Transition from Charge‐Transfer to Largely Locally Excited Exciplexes, from Structureless to Vibrationally Structured Emissions

Exciplexes of 9,10‐dicyanoanthracene ( DCA ) with alkylbenzene donors in cyclohexane show structureless emission spectra, typical of exciplexes with predominantly charge‐transfer ( CT ) character, when the donor has a relatively low oxidation potential ( E ox ), e.g . hexamethylbenzene ( HMB ). With increasing E ox and stronger mixing with a locally excited ( LE ) state, vibrational structure begins to appear with 1,2,3,5‐tetramethylbenzene and becomes prominent with p ‐xylene ( p ‐Xy).
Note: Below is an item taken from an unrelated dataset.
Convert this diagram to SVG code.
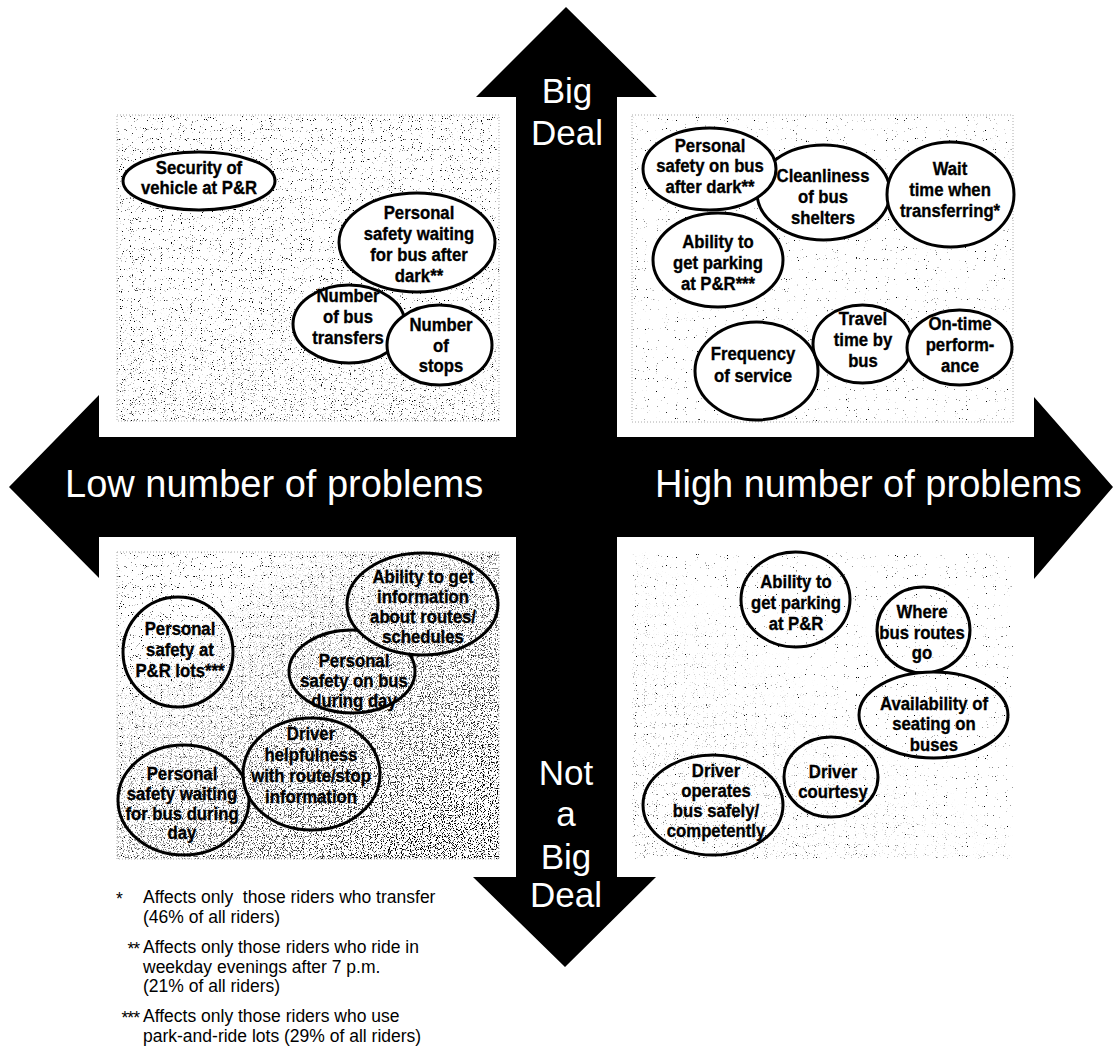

A simple theoretical model reproduces the spectra and the radiative rate constants, and it reveals several surprises: Even in this nonpolar solvent, the fractional CT character of a highly mixed exciplex varies widely in response to fluctuations in the microscopic environment. Environments that favor the LE (or CT ) state contribute more to the blue (or red) side of the overall spectrum. It is known that sparsely substituted benzene radical cations, e.g ., p ‐Xy •+ , are stabilized more in acetonitrile than the heavily substituted HMB •+ . Remarkably, ion pairing with DCA •– in cyclohexane leads to even larger differences in the stabilization of these radical cations. The spectra of the low‐ E ox donors are almost identical except for displacements that approximately equal the differences in E ox , even though the exciplexes have varying degrees of CT character. These similarities result from compensation among several nonobvious, but quantified factors.